Sarge? What was that?
The phone was for you, you galah. You gone to sleep on us? Constable!
Sarge?
Get home.
Sorry, Sarge. It’s just I’m … It won’t happen again.
Go!
But Sarge!
Get him home, Murphy.
But why? Quick pleaded.
Because yer about to be a father.
It’ll be in the morning papers, shouted Murphy riding through the streets on the single sidebanger.
My baby? said Quick.
The bloody murderer, you nong.
Oh, him.
Him
Him. Already they’re bundling him into a paddywagon, disappointed at the size of him, the hopeless look of him ambushed and frightened and suddenly not winning. He’s just a frustrated man with a hare lip who’s gone back to his lifetime of losing, and the pathetic sight of him robs the detectives of the feeling they’d expected. The Nedlands Monster, the man who made the town a city, who had gallows written all over him. Him!
Wax Harry
All these months Rose has been rehearsing the whole business in her mind, the steady buildup of contractions, the developing stages, the orderly nature of nature, but what she finds when the contractions come is that this baby means business now and to hell with stages and order.

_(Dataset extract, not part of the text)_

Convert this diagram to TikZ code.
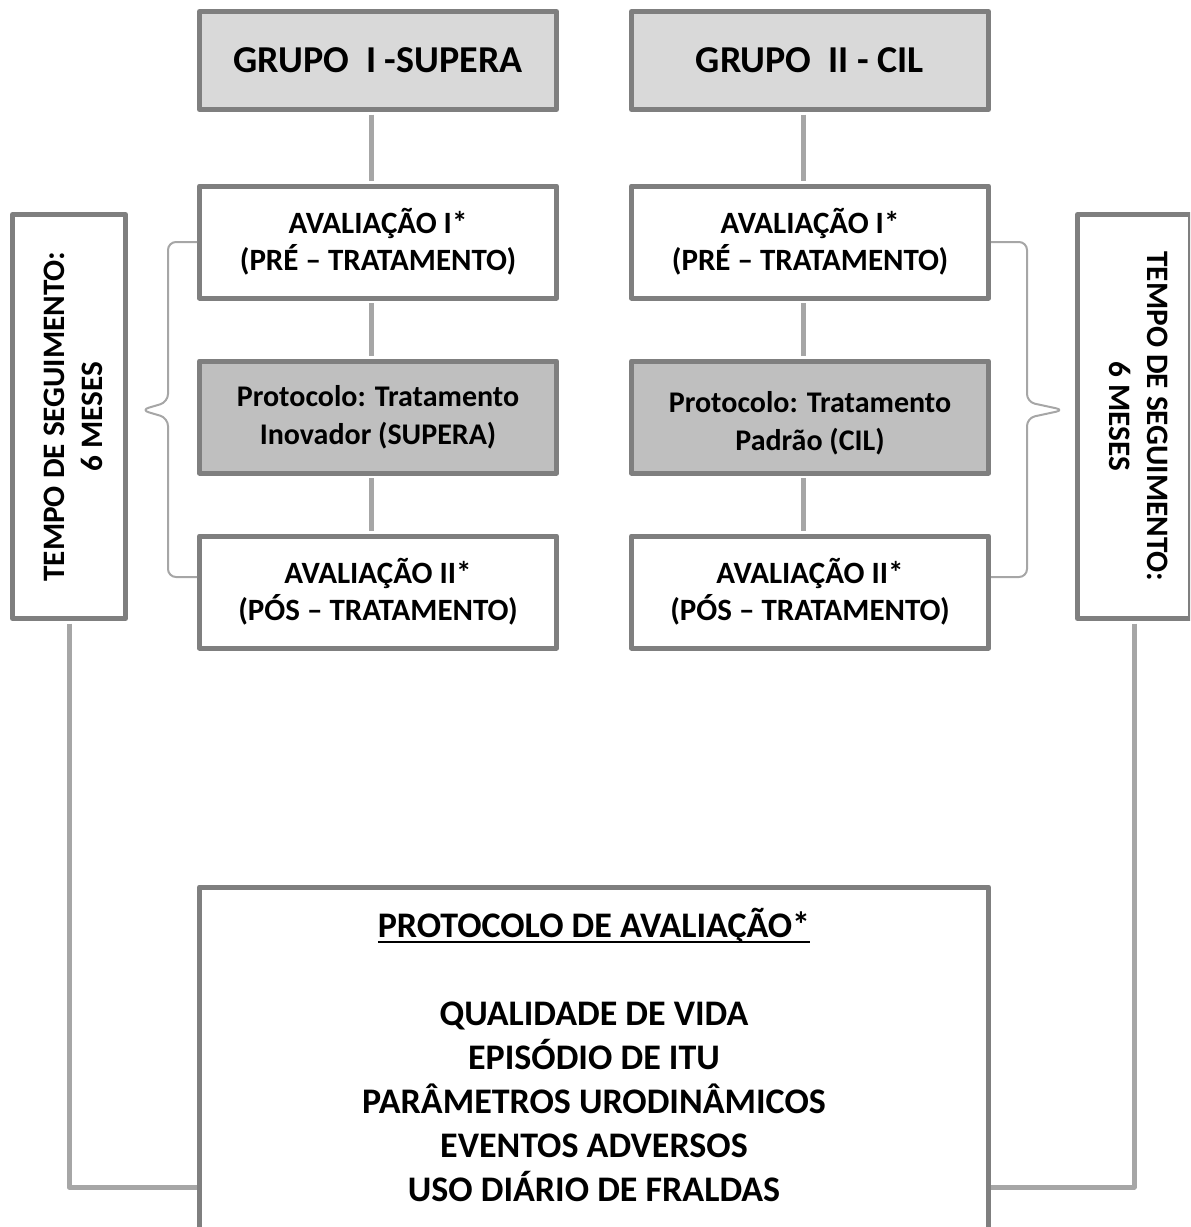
\documentclass[tikz,border=0pt]{standalone}
\usepackage{fontspec}
\setmainfont{Carlito}
\usetikzlibrary{calc}
\definecolor{borda}{HTML}{7F7F7F}
\definecolor{ligcor}{HTML}{A6A6A6}
\definecolor{grupofundo}{HTML}{D9D9D9}
\definecolor{protfundo}{HTML}{BFBFBF}
\newlength\sublen
\newcommand\sublinha[1]{\settowidth\sublen{#1}\rlap{\rule[-2.6pt]{\sublen}{1.1pt}}#1}
\begin{document}
\begin{tikzpicture}[x=0.5pt,y=-0.5pt,line join=round,
	caixa/.style={draw=borda,line width=2.5pt,fill=white,align=center,inner sep=0pt,minimum width=178.5pt,minimum height=56pt},
	grupo/.style={caixa,fill=grupofundo,minimum height=49pt,font=\bfseries\fontsize{19}{23}\selectfont},
	aval/.style={caixa,font=\bfseries\fontsize{15.5}{18.5}\selectfont},
	prot/.style={caixa,fill=protfundo,font=\bfseries\fontsize{15}{19}\selectfont},
	lado/.style={caixa,minimum width=202pt,minimum height=56.5pt,font=\bfseries\fontsize{15.6}{19}\selectfont},
	ligacao/.style={draw=ligcor,line width=2.5pt,shorten <=1.25pt,shorten >=1.25pt},
	chave/.style={draw=ligcor,line width=1pt,rounded corners=4pt}]
	\useasboundingbox (0,0) rectangle (1190,1227);
	\clip (0,0) rectangle (1190,1227);
	% coluna esquerda
	\node[grupo] (g1) at (378,60.5) {GRUPO\ \ I -SUPERA};
	\node[aval] (a1) at (378,242) {AVALIAÇÃO I*\\(PRÉ – TRATAMENTO)};
	\node[prot] (p1) at (378,417) {Protocolo: Tratamento\\Inovador (SUPERA)};
	\node[aval] (b1) at (378,592) {AVALIAÇÃO II*\\(PÓS – TRATAMENTO)};
	% coluna direita
	\node[grupo] (g2) at (810,60.5) {GRUPO\ \ II - CIL};
	\node[aval] (a2) at (810,242) {AVALIAÇÃO I*\\(PRÉ – TRATAMENTO)};
	\node[prot] (p2) at (810,417) {\rule{0pt}{17pt}Protocolo: Tratamento\\Padrão (CIL)};
	\node[aval] (b2) at (810,592) {AVALIAÇÃO II*\\(PÓS – TRATAMENTO)};
	% tempo de seguimento
	\node[lado,rotate=90] (s1) at (69,416.5) {\rule{0pt}{15pt}TEMPO DE SEGUIMENTO:\\6 MESES};
	\node[lado,rotate=-90] (s2) at (1134,416.5) {TEMPO DE SEGUIMENTO:\\6 MESES\rule[-5pt]{0pt}{5pt}};
	% protocolo de avaliacao (cortado embaixo)
	\node[caixa,anchor=north,minimum width=394.5pt,minimum height=178pt,font=\bfseries\fontsize{18}{22}\selectfont] (pa) at (594,884.5)
	{\sublinha{PROTOCOLO DE AVALIAÇÃO*}\\[22pt]QUALIDADE DE VIDA\\EPISÓDIO DE ITU\\PARÂMETROS URODINÂMICOS\\EVENTOS ADVERSOS\\USO DIÁRIO DE FRALDAS\rule[-10pt]{0pt}{10pt}};
	\coordinate (fl) at (199.5,1187);
	\coordinate (fr) at (988.5,1187);
	\foreach \u/\v in {g1/a1,a1/p1,p1/b1,g2/a2,a2/p2,p2/b2}{
		\draw[ligacao] ([xshift=-3.5pt]\u.south) -- ([xshift=-3.5pt]\v.north);}
	\draw[ligacao] (s1.west) |- (fl);
	\draw[ligacao] (s2.east) |- (fr);
	% chaves
	\draw[chave] (a1.west) -- ++(-29,0) -- ++(0,160) -- ++(-27,8) -- ++(27,8) -- ++(0,159) -- ++(29,0);
	\draw[chave] (a2.east) -- ++(36,0) -- ++(0,160) -- ++(37,8) -- ++(-37,8) -- ++(0,159) -- ++(-36,0);
\end{tikzpicture}
\end{document}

The house wakes inside a minute and Lester goes downstairs like a falling cupboard to finish up naked and grazed on the corridor rug below. Pansy comes down scowling, with Lon behind. Fish wanders out with his slug tilting gamely from his pyjama bottoms.
Get to a phone, Lon. Lester calls once his specs are in place. Tell Quick to come!
Rose stands up for a few musclecranks and decides that she won’t try the stairs alone. They are flurrying about down there like maggots in a Milo tin and she’s having this squeezebox routine every minute or so. She sits down, puts a pillow in her mouth and she can hear a motorbike coming already — or is it her pulse backfiring?
Quick comes hammering upstairs. I’ve gotta get her to the hospital!
Get the truck started! says Lester.
I’m not going in that bloody truck! yells Rose, putting her head to the wall where a vicious white old woman looks down aghast at what’s pinning her knees.
The Rugby’ll never start in time!
I’ll start the Harley! says Lon. She can go in the sidecar.
Oh. Gawd Aggie! Don’t bother. I’m having it right here and now.
Lie down, Rose!
I can’t.
Elaine gets her back on the bed.
Lester slips quietly off to get Oriel, but she’s inside already with her gown sleeves rolled up and her specs on awry. Sam stumbles into the corridor.